▸ Dataset excerpt:
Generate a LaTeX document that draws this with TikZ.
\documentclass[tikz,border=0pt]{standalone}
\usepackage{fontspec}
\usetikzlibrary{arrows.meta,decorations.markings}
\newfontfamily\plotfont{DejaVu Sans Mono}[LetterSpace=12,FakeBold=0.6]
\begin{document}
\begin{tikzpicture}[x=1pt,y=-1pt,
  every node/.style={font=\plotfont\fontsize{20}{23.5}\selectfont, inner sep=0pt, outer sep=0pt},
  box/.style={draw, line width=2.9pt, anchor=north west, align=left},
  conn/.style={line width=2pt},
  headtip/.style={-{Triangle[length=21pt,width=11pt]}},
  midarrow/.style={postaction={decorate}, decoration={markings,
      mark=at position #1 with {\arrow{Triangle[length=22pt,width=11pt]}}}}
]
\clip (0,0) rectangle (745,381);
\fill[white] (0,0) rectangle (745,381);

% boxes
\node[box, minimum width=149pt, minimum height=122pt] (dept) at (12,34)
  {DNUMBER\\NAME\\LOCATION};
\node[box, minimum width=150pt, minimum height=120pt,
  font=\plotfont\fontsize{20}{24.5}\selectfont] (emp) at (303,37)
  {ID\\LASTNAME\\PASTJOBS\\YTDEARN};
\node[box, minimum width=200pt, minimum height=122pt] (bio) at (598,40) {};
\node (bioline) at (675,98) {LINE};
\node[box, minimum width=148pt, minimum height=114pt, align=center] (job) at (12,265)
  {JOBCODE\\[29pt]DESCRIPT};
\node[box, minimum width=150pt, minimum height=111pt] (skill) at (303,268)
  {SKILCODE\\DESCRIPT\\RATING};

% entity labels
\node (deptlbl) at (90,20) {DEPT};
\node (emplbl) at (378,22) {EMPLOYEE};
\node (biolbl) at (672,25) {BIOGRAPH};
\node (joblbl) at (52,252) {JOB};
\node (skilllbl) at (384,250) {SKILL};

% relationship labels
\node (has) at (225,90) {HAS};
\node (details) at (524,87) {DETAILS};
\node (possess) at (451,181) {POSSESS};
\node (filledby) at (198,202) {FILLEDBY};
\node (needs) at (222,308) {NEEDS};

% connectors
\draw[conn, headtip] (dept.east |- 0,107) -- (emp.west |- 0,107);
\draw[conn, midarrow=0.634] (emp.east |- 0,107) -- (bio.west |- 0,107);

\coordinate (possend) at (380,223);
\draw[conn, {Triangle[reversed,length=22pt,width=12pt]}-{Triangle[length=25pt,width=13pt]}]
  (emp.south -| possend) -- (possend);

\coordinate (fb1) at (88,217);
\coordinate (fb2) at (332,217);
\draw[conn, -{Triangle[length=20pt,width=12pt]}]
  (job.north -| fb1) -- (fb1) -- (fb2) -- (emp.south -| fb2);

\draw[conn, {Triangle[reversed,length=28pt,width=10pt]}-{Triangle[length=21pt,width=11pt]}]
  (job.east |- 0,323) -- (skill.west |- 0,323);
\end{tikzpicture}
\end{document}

▸ Exercise goal: Reproduce exactly, please, only the lines from the start of the data above to the line that contains "(job.north -| fb1)", with both ends kept.

▸ Exercise result:
Generate a LaTeX document that draws this with TikZ.
\documentclass[tikz,border=0pt]{standalone}
\usepackage{fontspec}
\usetikzlibrary{arrows.meta,decorations.markings}
\newfontfamily\plotfont{DejaVu Sans Mono}[LetterSpace=12,FakeBold=0.6]
\begin{document}
\begin{tikzpicture}[x=1pt,y=-1pt,
  every node/.style={font=\plotfont\fontsize{20}{23.5}\selectfont, inner sep=0pt, outer sep=0pt},
  box/.style={draw, line width=2.9pt, anchor=north west, align=left},
  conn/.style={line width=2pt},
  headtip/.style={-{Triangle[length=21pt,width=11pt]}},
  midarrow/.style={postaction={decorate}, decoration={markings,
      mark=at position #1 with {\arrow{Triangle[length=22pt,width=11pt]}}}}
]
\clip (0,0) rectangle (745,381);
\fill[white] (0,0) rectangle (745,381);

% boxes
\node[box, minimum width=149pt, minimum height=122pt] (dept) at (12,34)
  {DNUMBER\\NAME\\LOCATION};
\node[box, minimum width=150pt, minimum height=120pt,
  font=\plotfont\fontsize{20}{24.5}\selectfont] (emp) at (303,37)
  {ID\\LASTNAME\\PASTJOBS\\YTDEARN};
\node[box, minimum width=200pt, minimum height=122pt] (bio) at (598,40) {};
\node (bioline) at (675,98) {LINE};
\node[box, minimum width=148pt, minimum height=114pt, align=center] (job) at (12,265)
  {JOBCODE\\[29pt]DESCRIPT};
\node[box, minimum width=150pt, minimum height=111pt] (skill) at (303,268)
  {SKILCODE\\DESCRIPT\\RATING};

% entity labels
\node (deptlbl) at (90,20) {DEPT};
\node (emplbl) at (378,22) {EMPLOYEE};
\node (biolbl) at (672,25) {BIOGRAPH};
\node (joblbl) at (52,252) {JOB};
\node (skilllbl) at (384,250) {SKILL};

% relationship labels
\node (has) at (225,90) {HAS};
\node (details) at (524,87) {DETAILS};
\node (possess) at (451,181) {POSSESS};
\node (filledby) at (198,202) {FILLEDBY};
\node (needs) at (222,308) {NEEDS};

% connectors
\draw[conn, headtip] (dept.east |- 0,107) -- (emp.west |- 0,107);
\draw[conn, midarrow=0.634] (emp.east |- 0,107) -- (bio.west |- 0,107);

\coordinate (possend) at (380,223);
\draw[conn, {Triangle[reversed,length=22pt,width=12pt]}-{Triangle[length=25pt,width=13pt]}]
  (emp.south -| possend) -- (possend);

\coordinate (fb1) at (88,217);
\coordinate (fb2) at (332,217);
\draw[conn, -{Triangle[length=20pt,width=12pt]}]
  (job.north -| fb1) -- (fb1) -- (fb2) -- (emp.south -| fb2);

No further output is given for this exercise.